RECORDED DATA:
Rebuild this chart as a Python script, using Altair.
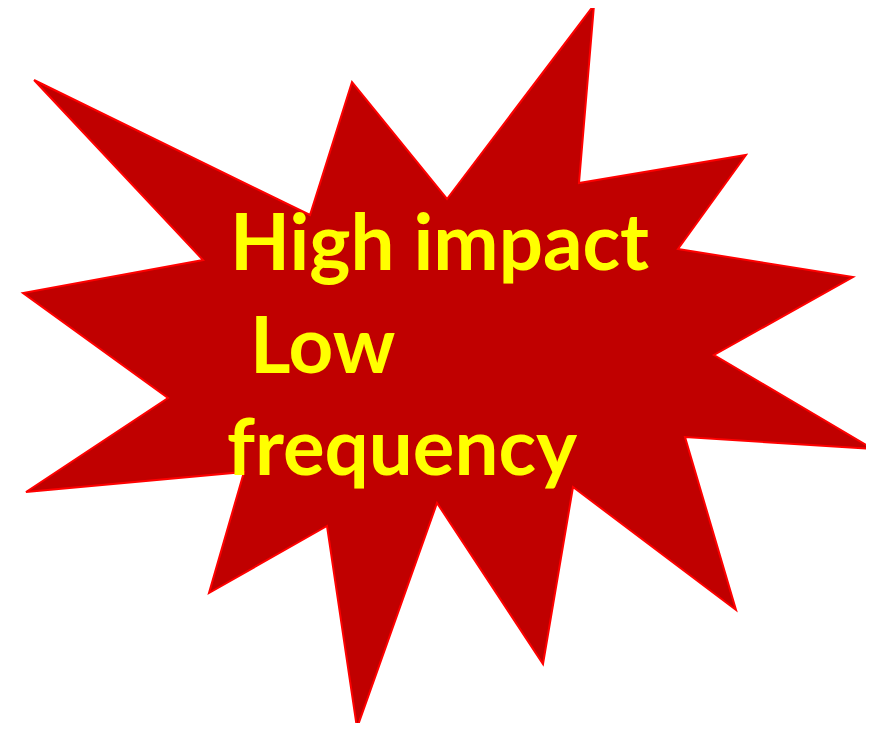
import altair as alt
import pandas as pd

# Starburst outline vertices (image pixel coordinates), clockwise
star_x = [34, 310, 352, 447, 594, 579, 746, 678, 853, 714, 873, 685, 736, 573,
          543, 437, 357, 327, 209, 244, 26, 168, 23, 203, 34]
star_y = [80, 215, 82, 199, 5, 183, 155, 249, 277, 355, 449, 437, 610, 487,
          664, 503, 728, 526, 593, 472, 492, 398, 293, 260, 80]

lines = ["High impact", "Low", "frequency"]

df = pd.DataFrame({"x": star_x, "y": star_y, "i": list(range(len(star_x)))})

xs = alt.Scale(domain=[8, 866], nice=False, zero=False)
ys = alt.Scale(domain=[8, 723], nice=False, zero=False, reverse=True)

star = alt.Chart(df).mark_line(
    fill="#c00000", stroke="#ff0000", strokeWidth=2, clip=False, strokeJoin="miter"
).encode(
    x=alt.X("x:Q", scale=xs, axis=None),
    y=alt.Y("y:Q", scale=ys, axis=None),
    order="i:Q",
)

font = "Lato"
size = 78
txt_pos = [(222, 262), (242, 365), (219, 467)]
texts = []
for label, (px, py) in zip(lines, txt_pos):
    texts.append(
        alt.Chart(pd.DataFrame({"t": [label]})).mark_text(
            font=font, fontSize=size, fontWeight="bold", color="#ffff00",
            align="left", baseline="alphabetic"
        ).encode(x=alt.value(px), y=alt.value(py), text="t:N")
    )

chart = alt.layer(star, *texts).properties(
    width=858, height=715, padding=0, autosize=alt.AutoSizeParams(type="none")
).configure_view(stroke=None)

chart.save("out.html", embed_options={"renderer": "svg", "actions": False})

EXERCISE BRIEF: Would you return the data exactly as written, without the pictures?

PROBLEM SOLUTION:
Rebuild this chart as a Python script, using Altair.
import altair as alt
import pandas as pd

# Starburst outline vertices (image pixel coordinates), clockwise
star_x = [34, 310, 352, 447, 594, 579, 746, 678, 853, 714, 873, 685, 736, 573,
          543, 437, 357, 327, 209, 244, 26, 168, 23, 203, 34]
star_y = [80, 215, 82, 199, 5, 183, 155, 249, 277, 355, 449, 437, 610, 487,
          664, 503, 728, 526, 593, 472, 492, 398, 293, 260, 80]

lines = ["High impact", "Low", "frequency"]

df = pd.DataFrame({"x": star_x, "y": star_y, "i": list(range(len(star_x)))})

xs = alt.Scale(domain=[8, 866], nice=False, zero=False)
ys = alt.Scale(domain=[8, 723], nice=False, zero=False, reverse=True)

star = alt.Chart(df).mark_line(
    fill="#c00000", stroke="#ff0000", strokeWidth=2, clip=False, strokeJoin="miter"
).encode(
    x=alt.X("x:Q", scale=xs, axis=None),
    y=alt.Y("y:Q", scale=ys, axis=None),
    order="i:Q",
)

font = "Lato"
size = 78
txt_pos = [(222, 262), (242, 365), (219, 467)]
texts = []
for label, (px, py) in zip(lines, txt_pos):
    texts.append(
        alt.Chart(pd.DataFrame({"t": [label]})).mark_text(
            font=font, fontSize=size, fontWeight="bold", color="#ffff00",
            align="left", baseline="alphabetic"
        ).encode(x=alt.value(px), y=alt.value(py), text="t:N")
    )

chart = alt.layer(star, *texts).properties(
    width=858, height=715, padding=0, autosize=alt.AutoSizeParams(type="none")
).configure_view(stroke=None)

chart.save("out.html", embed_options={"renderer": "svg", "actions": False})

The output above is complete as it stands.